- **DATA SEGMENT**
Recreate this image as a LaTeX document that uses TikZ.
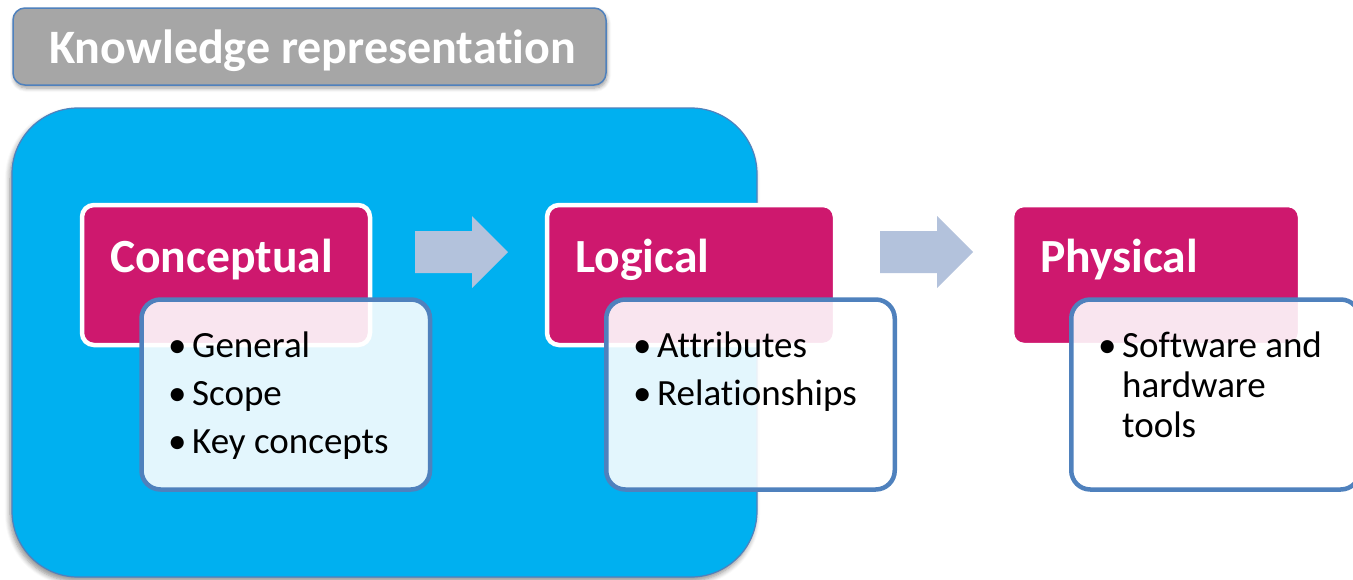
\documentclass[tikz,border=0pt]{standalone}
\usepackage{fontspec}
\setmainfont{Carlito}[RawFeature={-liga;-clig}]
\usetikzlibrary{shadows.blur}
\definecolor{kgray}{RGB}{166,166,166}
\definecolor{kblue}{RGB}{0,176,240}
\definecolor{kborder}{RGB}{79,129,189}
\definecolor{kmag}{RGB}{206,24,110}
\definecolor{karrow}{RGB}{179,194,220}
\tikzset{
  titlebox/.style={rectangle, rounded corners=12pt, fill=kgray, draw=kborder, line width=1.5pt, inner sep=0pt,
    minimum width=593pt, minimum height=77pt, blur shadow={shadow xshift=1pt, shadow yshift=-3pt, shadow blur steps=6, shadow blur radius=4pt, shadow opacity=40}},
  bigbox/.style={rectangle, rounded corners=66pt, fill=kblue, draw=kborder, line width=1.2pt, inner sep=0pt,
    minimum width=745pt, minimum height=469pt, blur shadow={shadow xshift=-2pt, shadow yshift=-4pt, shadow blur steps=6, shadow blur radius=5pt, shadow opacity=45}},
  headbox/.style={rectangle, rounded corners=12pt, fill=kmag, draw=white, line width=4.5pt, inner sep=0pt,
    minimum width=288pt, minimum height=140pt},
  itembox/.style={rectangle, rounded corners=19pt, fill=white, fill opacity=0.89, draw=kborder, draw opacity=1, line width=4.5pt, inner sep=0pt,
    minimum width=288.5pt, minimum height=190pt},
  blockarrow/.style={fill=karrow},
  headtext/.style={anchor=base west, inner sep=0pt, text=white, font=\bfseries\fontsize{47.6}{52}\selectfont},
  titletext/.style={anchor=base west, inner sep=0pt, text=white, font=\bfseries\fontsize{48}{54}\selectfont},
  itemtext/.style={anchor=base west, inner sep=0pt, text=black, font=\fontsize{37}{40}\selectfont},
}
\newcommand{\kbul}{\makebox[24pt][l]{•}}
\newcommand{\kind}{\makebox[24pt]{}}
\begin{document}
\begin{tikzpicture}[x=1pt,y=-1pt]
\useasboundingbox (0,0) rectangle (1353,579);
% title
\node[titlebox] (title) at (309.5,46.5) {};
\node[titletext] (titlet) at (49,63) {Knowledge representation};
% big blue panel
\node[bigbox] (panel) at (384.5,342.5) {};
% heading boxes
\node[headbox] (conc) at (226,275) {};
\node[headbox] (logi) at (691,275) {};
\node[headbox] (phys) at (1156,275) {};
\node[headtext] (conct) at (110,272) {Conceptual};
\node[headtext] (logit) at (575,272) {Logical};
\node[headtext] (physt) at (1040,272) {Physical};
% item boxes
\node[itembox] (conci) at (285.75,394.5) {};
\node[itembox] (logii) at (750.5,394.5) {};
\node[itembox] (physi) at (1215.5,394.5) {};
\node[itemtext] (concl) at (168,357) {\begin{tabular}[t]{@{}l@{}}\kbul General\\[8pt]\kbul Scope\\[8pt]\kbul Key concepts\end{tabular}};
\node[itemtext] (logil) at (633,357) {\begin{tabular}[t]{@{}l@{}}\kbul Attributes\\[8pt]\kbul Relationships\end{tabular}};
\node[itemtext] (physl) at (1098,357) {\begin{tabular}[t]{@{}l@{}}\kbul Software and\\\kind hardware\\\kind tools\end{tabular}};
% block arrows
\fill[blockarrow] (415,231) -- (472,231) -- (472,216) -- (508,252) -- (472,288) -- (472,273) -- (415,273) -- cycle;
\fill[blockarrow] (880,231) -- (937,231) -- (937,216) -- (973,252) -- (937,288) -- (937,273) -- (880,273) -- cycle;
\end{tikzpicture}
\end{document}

- **TASK OBJECTIVE**
Every line of the material is to be quoted exactly, with no pictures carried over.

- **EXERCISE ANSWER**
Recreate this image as a LaTeX document that uses TikZ.
\documentclass[tikz,border=0pt]{standalone}
\usepackage{fontspec}
\setmainfont{Carlito}[RawFeature={-liga;-clig}]
\usetikzlibrary{shadows.blur}
\definecolor{kgray}{RGB}{166,166,166}
\definecolor{kblue}{RGB}{0,176,240}
\definecolor{kborder}{RGB}{79,129,189}
\definecolor{kmag}{RGB}{206,24,110}
\definecolor{karrow}{RGB}{179,194,220}
\tikzset{
  titlebox/.style={rectangle, rounded corners=12pt, fill=kgray, draw=kborder, line width=1.5pt, inner sep=0pt,
    minimum width=593pt, minimum height=77pt, blur shadow={shadow xshift=1pt, shadow yshift=-3pt, shadow blur steps=6, shadow blur radius=4pt, shadow opacity=40}},
  bigbox/.style={rectangle, rounded corners=66pt, fill=kblue, draw=kborder, line width=1.2pt, inner sep=0pt,
    minimum width=745pt, minimum height=469pt, blur shadow={shadow xshift=-2pt, shadow yshift=-4pt, shadow blur steps=6, shadow blur radius=5pt, shadow opacity=45}},
  headbox/.style={rectangle, rounded corners=12pt, fill=kmag, draw=white, line width=4.5pt, inner sep=0pt,
    minimum width=288pt, minimum height=140pt},
  itembox/.style={rectangle, rounded corners=19pt, fill=white, fill opacity=0.89, draw=kborder, draw opacity=1, line width=4.5pt, inner sep=0pt,
    minimum width=288.5pt, minimum height=190pt},
  blockarrow/.style={fill=karrow},
  headtext/.style={anchor=base west, inner sep=0pt, text=white, font=\bfseries\fontsize{47.6}{52}\selectfont},
  titletext/.style={anchor=base west, inner sep=0pt, text=white, font=\bfseries\fontsize{48}{54}\selectfont},
  itemtext/.style={anchor=base west, inner sep=0pt, text=black, font=\fontsize{37}{40}\selectfont},
}
\newcommand{\kbul}{\makebox[24pt][l]{•}}
\newcommand{\kind}{\makebox[24pt]{}}
\begin{document}
\begin{tikzpicture}[x=1pt,y=-1pt]
\useasboundingbox (0,0) rectangle (1353,579);
% title
\node[titlebox] (title) at (309.5,46.5) {};
\node[titletext] (titlet) at (49,63) {Knowledge representation};
% big blue panel
\node[bigbox] (panel) at (384.5,342.5) {};
% heading boxes
\node[headbox] (conc) at (226,275) {};
\node[headbox] (logi) at (691,275) {};
\node[headbox] (phys) at (1156,275) {};
\node[headtext] (conct) at (110,272) {Conceptual};
\node[headtext] (logit) at (575,272) {Logical};
\node[headtext] (physt) at (1040,272) {Physical};
% item boxes
\node[itembox] (conci) at (285.75,394.5) {};
\node[itembox] (logii) at (750.5,394.5) {};
\node[itembox] (physi) at (1215.5,394.5) {};
\node[itemtext] (concl) at (168,357) {\begin{tabular}[t]{@{}l@{}}\kbul General\\[8pt]\kbul Scope\\[8pt]\kbul Key concepts\end{tabular}};
\node[itemtext] (logil) at (633,357) {\begin{tabular}[t]{@{}l@{}}\kbul Attributes\\[8pt]\kbul Relationships\end{tabular}};
\node[itemtext] (physl) at (1098,357) {\begin{tabular}[t]{@{}l@{}}\kbul Software and\\\kind hardware\\\kind tools\end{tabular}};
% block arrows
\fill[blockarrow] (415,231) -- (472,231) -- (472,216) -- (508,252) -- (472,288) -- (472,273) -- (415,273) -- cycle;
\fill[blockarrow] (880,231) -- (937,231) -- (937,216) -- (973,252) -- (937,288) -- (937,273) -- (880,273) -- cycle;
\end{tikzpicture}
\end{document}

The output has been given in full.